The Real Economics of SLA Targets
Here's the framework that finance teams actually understand: calculate the cost difference between your current monitoring setup and what you'd need to achieve enterprise-level SLAs. Include staffing costs for 24-hour coverage, infrastructure costs for redundant systems, and the opportunity cost of weekend maintenance work.
Most teams discover that promising 99.5% uptime with proper measurement and communication builds stronger customer relationships than overpromising 99.9% uptime and failing to deliver consistently.
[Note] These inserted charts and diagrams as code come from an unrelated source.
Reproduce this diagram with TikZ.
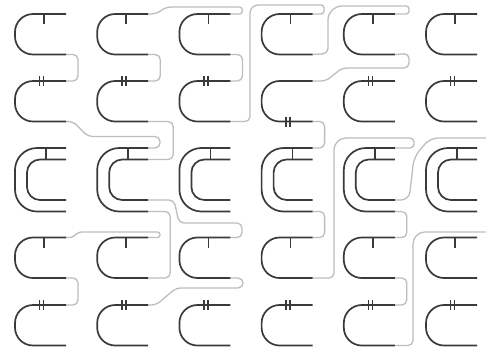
\documentclass[tikz,border=0pt]{standalone}
\usepackage{xcolor}
\usepackage{tikz}
\usetikzlibrary{calc}

\definecolor{ucolor}{HTML}{3a3a3a}
\definecolor{wirecolor}{HTML}{bdbdbd}

\begin{document}
\begin{tikzpicture}[
    x=1pt, y=-1pt,
    ubody/.style={draw=ucolor, line width=1.7pt, rounded corners=18pt},
    uouter/.style={draw=ucolor, line width=1.7pt, rounded corners=22pt},
    uinner/.style={draw=ucolor, line width=1.7pt, rounded corners=13pt},
    notch/.style={draw=ucolor, line width=1.6pt},
    wire/.style={draw=wirecolor, line width=1.3pt, rounded corners=5pt},
]

\fill[white] (0,0) rectangle (486,349);
\useasboundingbox (0,0) rectangle (486,349);

% End points of the single U's (rows 1, 2, 4, 5)
\foreach \row/\ytop in {1/14, 2/81, 4/237.5, 5/305} {
    \foreach \col in {1,...,6} {
        \pgfmathsetmacro{\lx}{15+82.2*(\col-1)}
        \coordinate (t\row\col) at (\lx+51,\ytop);
        \coordinate (b\row\col) at (\lx+51,\ytop+40.5);
    }
}
% End points of the double U's (row 3)
\foreach \col in {1,...,6} {
    \pgfmathsetmacro{\lx}{15+82.2*(\col-1)}
    \coordinate (ot\col) at (\lx+51,148);
    \coordinate (it\col) at (\lx+51,159.5);
    \coordinate (ib\col) at (\lx+51,200);
    \coordinate (ob\col) at (\lx+51,211.5);
}

% Wires
\draw[wire] (b11) -- ++(12,0) |- (t21);
\draw[wire] (b12) -- ++(12,0) |- (t22);
\draw[wire] (b13) -- ++(12,0) |- (t23);
\draw[wire] (t12) -- ++(8,0) -- (166,7) [rounded corners=3pt] -- (242.4,7) -- (242.4,14) -- (t13);
\draw[wire] (b23) -- (250,121.5) [rounded corners=8pt] -- (250,5) [rounded corners=3pt] -- (324,5) -- (324,14) -- (t14);
\draw[wire] (b14) -- (328,53.5) [rounded corners=14pt] -- (328,6) [rounded corners=3pt] -- (409,6) -- (409,14) -- (t15);
\draw[wire] (b15) -- (409,53.5) -- (409,68) -- (342,68) -- (326,81) -- (t24);
\draw[wire] (b21) -- ++(7,0) -- (88,136.5) -- (160,136.5) |- (ot2);
\draw[wire] (b22) -- ++(25,0) |- (it2);
\draw[wire] (b24) -- ++(12,0) |- (ot4);
\draw[wire] (ob4) -- ++(12,0) |- (t44);
\draw[wire] (b44) -- (334,278) [rounded corners=12pt] -- (334,138) [rounded corners=4pt] -- (414,138) -- (414,148) -- (ot5);
\draw[wire, rounded corners=8pt] (ib5) -- (409,200) -- (414,157) -- (430,138) -- (486,138);
\draw[wire] (ob5) -- ++(12,0) |- (t45);
\draw[wire] (b45) -- ++(12,0) |- (t55);
\draw[wire] (b55) -- (413,345.5) [rounded corners=12pt] -- (413,232) -- (486,232);
\draw[wire] (ob2) -- ++(22,0) |- (b42);
\draw[wire] (ib2) -- (174,200) -- (179,223) -- (242,223) |- (t43);
\draw[wire, rounded corners=2.5pt] (t41) -- ++(6,0) -- (79,232) -- (160,232) |- (t42);
\draw[wire] (b41) -- ++(12,0) |- (t51);
\draw[wire] (t52) -- ++(8,0) -- (176,288) -- (243,288) |- (b43);

% Single U's
\foreach \row/\ytop in {1/14, 2/81, 4/237.5, 5/305} {
    \foreach \col in {1,...,6} {
        \pgfmathsetmacro{\lx}{15+82.2*(\col-1)}
        \draw[ubody] (t\row\col) -- (\lx,\ytop) -- (\lx,\ytop+40.5) -- (b\row\col);
    }
}

% Double U's
\foreach \col in {1,...,6} {
    \pgfmathsetmacro{\lx}{15+82.2*(\col-1)}
    \draw[uouter] (ot\col) -- (\lx,148) -- (\lx,211.5) -- (ob\col);
    \draw[uinner] (it\col) -- (\lx+12,159.5) -- (\lx+12,200) -- (ib\col);
    \draw[notch] (\lx+31,148) -- (\lx+31,159.5);
}

% Single notches
\foreach \ytop in {14, 237.5} {
    \foreach \col in {1,...,6} {
        \pgfmathsetmacro{\lx}{15+82.2*(\col-1)}
        \draw[notch] (\lx+29,\ytop) -- ++(0,10);
    }
}

% Double notches
\foreach \col/\y in {1/81, 2/81, 3/81, 4/121.5, 5/81, 6/81,
                     1/305, 2/305, 3/305, 4/305, 5/305, 6/305} {
    \pgfmathsetmacro{\lx}{15+82.2*(\col-1)}
    \draw[notch] (\lx+24.5,\y-5) -- ++(0,10);
    \draw[notch] (\lx+28.5,\y-5) -- ++(0,10);
}

\end{tikzpicture}
\end{document}
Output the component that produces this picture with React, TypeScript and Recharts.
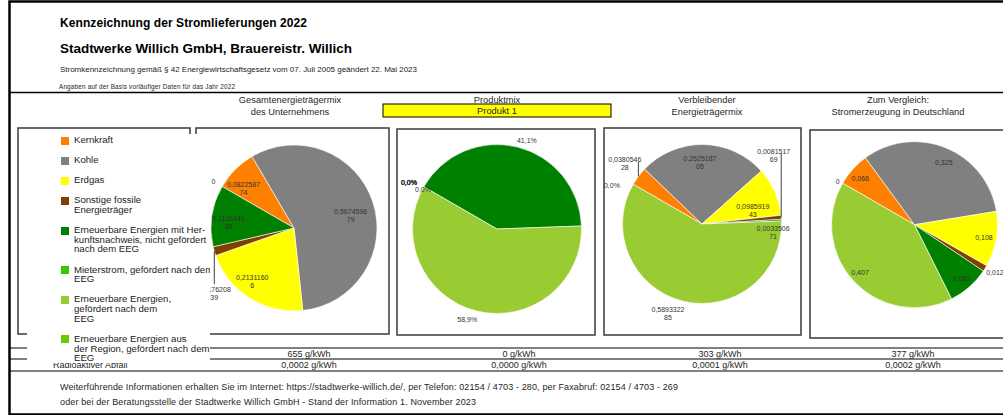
import React from "react";
import { PieChart, Pie, Cell, Legend } from "recharts";

const FONT = '"Liberation Sans", Arial, sans-serif';

// Energieträger (legend order = slice order)
const CATEGORIES = [
  "Kernkraft",
  "Kohle",
  "Erdgas",
  "Sonstige fossile\nEnergieträger",
  "Erneuerbare Energien mit Her-\nkunftsnachweis, nicht gefördert\nnach dem EEG",
  "Mieterstrom, gefördert nach dem\nEEG",
  "Erneuerbare Energien,\ngefördert nach dem\nEEG",
  "Erneuerbare Energien aus\nder Region, gefördert nach dem\nEEG",
];
const COLORS = ["#ff8000", "#808080", "#ffff00", "#804000", "#008000", "#33cc00", "#99cc33", "#66cc00"];

// Anteile je Mix
const GESAMT = [0.082258774, 0.567459679, 0.21311606, 0.017620839, 0.119544648, 0, 0, 0];
const PRODUKT = [0, 0, 0, 0, 0.411, 0, 0.589, 0];
const VERBLEIBEND = [0.038054628, 0.262518705, 0.098591943, 0.008151769, 0.003350671, 0, 0.589332285, 0];
const DEUTSCHLAND = [0.066, 0.325, 0.108, 0.012, 0.082, 0, 0.407, 0];

const COLUMN_TITLES = [
  ["Gesamtenergieträgermix", "des Unternehmens"],
  ["Produktmix"],
  ["Verbleibender", "Energieträgermix"],
  ["Zum Vergleich:", "Stromerzeugung in Deutschland"],
];
const PRODUCT_NAME = "Produkt 1";
const ROW_LABELS = ["CO₂-Emissionen", "Radioaktiver Abfall"];
const CO2 = [655, 0, 303, 377];
const ABFALL = [0.0002, 0, 0.0001, 0.0002];

// label placement: [radius factor, clockwise angle shift in deg, leader line]
type LabelPos = [number, number, boolean?] | null;
const GESAMT_LABELS: LabelPos[] = [[0.77, -7], [0.7, 5.5], [0.82, 5.6], [1.24, -23, true], [0.79, -4], null, null, [1.12, 0]];
const PRODUKT_LABELS: LabelPos[] = [[1.18, -2], [1.18, -2], [1.18, -2], [1.18, -2], [1.11, 4.6], null, [1.13, 4.2], [0.99, -2.2]];
const VERBLEIBEND_LABELS: LabelPos[] = [[1.23, 1, true], [0.77, -2.9], [0.66, 9.7], [1.25, -39, true], [0.9, 9.2], null, [1.21, 6.8], [1.23, -7.1]];
const DEUTSCHLAND_LABELS: LabelPos[] = [[0.86, -1.3], [0.83, 2.9], [0.85, 0], [1.13, -0.9], [0.86, 0], null, [0.87, 2.2], [1.06, -0.8]];

const fmtRaw = (v: number) => (v === 0 ? "0" : String(v).replace(".", ","));
const fmtPct = (v: number) => (v * 100).toFixed(1).replace(".", ",") + "%";
const fmtRest = (v: number) => (v === 0 ? fmtPct(v) : fmtRaw(v));
const fmtUnit = (v: number, d: number) => v.toFixed(d).replace(".", ",") + " g/kWh";

const PIES = [
  { key: "gesamt", values: GESAMT, cx: 294, cy: 228, r: 83, labels: GESAMT_LABELS, fmt: fmtRaw },
  { key: "produkt", values: PRODUKT, cx: 497, cy: 229, r: 84.5, labels: PRODUKT_LABELS, fmt: fmtPct },
  { key: "rest", values: VERBLEIBEND, cx: 702, cy: 224, r: 79.5, labels: VERBLEIBEND_LABELS, fmt: fmtRest },
  { key: "de", values: DEUTSCHLAND, cx: 914.5, cy: 224.7, r: 83, labels: DEUTSCHLAND_LABELS, fmt: fmtRaw },
];

const COL_X = [290, 497, 707, 898];
const ROW_X = [309, 519, 720, 913];

const RAD = Math.PI / 180;

const makeLabel = (layout: LabelPos[], fmt: (v: number) => string) => (props: any) => {
  const { cx, cy, midAngle, outerRadius, index, value } = props;
  const pos = layout[index];
  if (!pos) return null;
  const [f, shift, leader] = pos;
  const a = (midAngle - shift) * RAD;
  const x = cx + outerRadius * f * Math.cos(a);
  const y = cy - outerRadius * f * Math.sin(a);
  const s = fmt(value);
  const lines = s.length > 9 ? [s.slice(0, 9), s.slice(9)] : [s];
  const ex = cx + outerRadius * Math.cos(midAngle * RAD);
  const ey = cy - outerRadius * Math.sin(midAngle * RAD);
  return (
    <g key={`lbl-${index}`}>
      {leader && <line x1={ex} y1={ey} x2={ex} y2={y < ey ? y - 2 : y - 9} stroke="#404040" strokeWidth={1} />}
      <text x={x} y={y} textAnchor="middle" fontSize={7} fill="#333" fontFamily={FONT}>
        {lines.map((t, k) => (
          <tspan key={k} x={x} y={y + 2.5 + (lines.length > 1 ? (k === 0 ? -4 : 4) : 0)}>{t}</tspan>
        ))}
      </text>
    </g>
  );
};

const LegendBox = () => (
  <div style={{ paddingTop: 1, fontSize: 9.6, lineHeight: "9.7px", color: "#222", whiteSpace: "pre", fontFamily: FONT }}>
    {CATEGORIES.map((c, i) => (
      <div key={c} style={{ position: "relative", paddingLeft: 47, marginBottom: 10.4 }}>
        <span style={{ position: "absolute", left: 34, top: 1.5, width: 8, height: 8, background: COLORS[i] }} />
        {c}
      </div>
    ))}
  </div>
);

const BOXES = [
  [18, 128, 172, 206],
  [196, 128, 193, 206],
  [397, 129, 198, 206],
  [604, 128, 197, 207],
  [810, 130, 202, 208],
];

const Frame = () => (
  <svg width={1003} height={415} style={{ position: "absolute", left: 0, top: 0 }} fontFamily={FONT}>
    <path d="M1010 1.5 H9.5 V414.5 H1010" fill="none" stroke="#000" strokeWidth={2.5} />
    <line x1={9} y1={92.5} x2={1003} y2={92.5} stroke="#000" strokeWidth={1.5} />
    {[348, 359, 371].map((y) => (
      <line key={y} x1={9} y1={y} x2={1003} y2={y} stroke="#000" strokeWidth={1} />
    ))}
    {BOXES.map(([x, y, w, h]) => (
      <rect key={x} x={x} y={y} width={w} height={h} fill="none" stroke="#3a3a3a" strokeWidth={1.5} />
    ))}

    <text x={60} y={26.7} fontSize={12} fontWeight="bold" fill="#000" textLength={247}>Kennzeichnung der Stromlieferungen 2022</text>
    <text x={60} y={52.5} fontSize={13.5} fontWeight="bold" fill="#000" textLength={292}>Stadtwerke Willich GmbH, Brauereistr. Willich</text>
    <text x={60} y={72} fontSize={8} fill="#222" textLength={357}>Stromkennzeichnung gemäß § 42 Energiewirtschaftsgesetz vom 07. Juli 2005 geändert 22. Mai 2023</text>
    <text x={59} y={89.3} fontSize={6.3} fill="#222" textLength={176}>Angaben auf der Basis vorläufiger Daten für das Jahr 2022</text>

    {COLUMN_TITLES.map((lines, i) =>
      lines.map((t, k) => (
        <text key={`${i}-${k}`} x={COL_X[i]} y={102.5 + k * 12.8} fontSize={9.3} fill="#262626" textAnchor="middle">{t}</text>
      ))
    )}
    <rect x={383} y={104} width={228} height={13} fill="#ffff00" stroke="#000" strokeWidth={1} />
    <text x={497} y={114.2} fontSize={9.3} fill="#262626" textAnchor="middle">{PRODUCT_NAME}</text>

    <text x={53} y={356.8} fontSize={9} fill="#262626">{ROW_LABELS[0]}</text>
    <text x={53} y={368.3} fontSize={9} fill="#262626">{ROW_LABELS[1]}</text>
    {CO2.map((v, i) => (
      <text key={`c${i}`} x={ROW_X[i]} y={356.8} fontSize={9} fill="#262626" textAnchor="middle">{fmtUnit(v, 0)}</text>
    ))}
    {ABFALL.map((v, i) => (
      <text key={`a${i}`} x={ROW_X[i]} y={368.3} fontSize={9} fill="#262626" textAnchor="middle">{fmtUnit(v, 4)}</text>
    ))}

    <text x={60} y={390.2} fontSize={9} fill="#262626" textLength={618}>Weiterführende Informationen erhalten Sie im Internet: https://stadtwerke-willich.de/, per Telefon: 02154 / 4703 - 280, per Faxabruf: 02154 / 4703 - 269</text>
    <text x={60} y={405} fontSize={9} fill="#262626" textLength={416}>oder bei der Beratungsstelle der Stadtwerke Willich GmbH - Stand der Information 1. November 2023</text>
  </svg>
);

export default function App() {
  return (
    <div style={{ position: "absolute", left: 0, top: 0, width: 1003, height: 415, overflow: "hidden", background: "#fff", fontFamily: FONT }}>
      <Frame />
      <div style={{ position: "absolute", left: 0, top: 0 }}>
        <PieChart width={1003} height={415} margin={{ top: 0, right: 0, bottom: 0, left: 0 }}>
          {PIES.map((p) => (
            <Pie
              key={p.key}
              data={p.values.map((v, i) => ({ name: CATEGORIES[i], value: v }))}
              dataKey="value"
              nameKey="name"
              cx={p.cx}
              cy={p.cy}
              outerRadius={p.r}
              startAngle={150}
              endAngle={-210}
              stroke="#fff"
              strokeWidth={0.6}
              label={makeLabel(p.labels, p.fmt)}
              labelLine={false}
              isAnimationActive={false}
            >
              {p.values.map((_, i) => (
                <Cell key={i} fill={COLORS[i]} />
              ))}
            </Pie>
          ))}
          <Legend
            content={() => <LegendBox />}
            wrapperStyle={{ left: 27, top: 134, width: 183, height: 229, bottom: "auto", background: "#fff", overflow: "hidden", zIndex: 2 }}
          />
        </PieChart>
      </div>
    </div>
  );
}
The goal isn't to set the highest possible SLA target. It's to set targets you can consistently meet, measure accurately, and communicate transparently. That builds the operational confidence that lets your team focus on reliability improvements rather than crisis management.
For teams ready to implement realistic SLA monitoring, Server Scout's lightweight monitoring provides the uptime tracking and alerting infrastructure needed to measure and maintain your commitments without the enterprise complexity that breaks small team budgets.
FAQ
Should planned maintenance windows count against SLA uptime calculations?
No, but only if they're properly scheduled and communicated in advance. Industry standard practice excludes maintenance windows from SLA calculations provided they occur during agreed timeframes and with appropriate customer notification.
How do I explain to management why we can't match enterprise SLA targets?
Show them the cost breakdown. Enterprise 99.99% uptime requires redundant infrastructure, 24-hour staffing, and monitoring tools that often cost more than small companies' entire IT budgets. Focus on achievable targets that match your actual operational capabilities and budget constraints.
What's the difference between internal SLAs and customer-facing SLAs?
Internal SLAs should reflect your actual operational capabilities, while customer-facing SLAs should include buffer room for unexpected issues. If you can reliably deliver 99.5% uptime internally, promise customers 99.2% to protect the business relationship when reality meets operational limitations.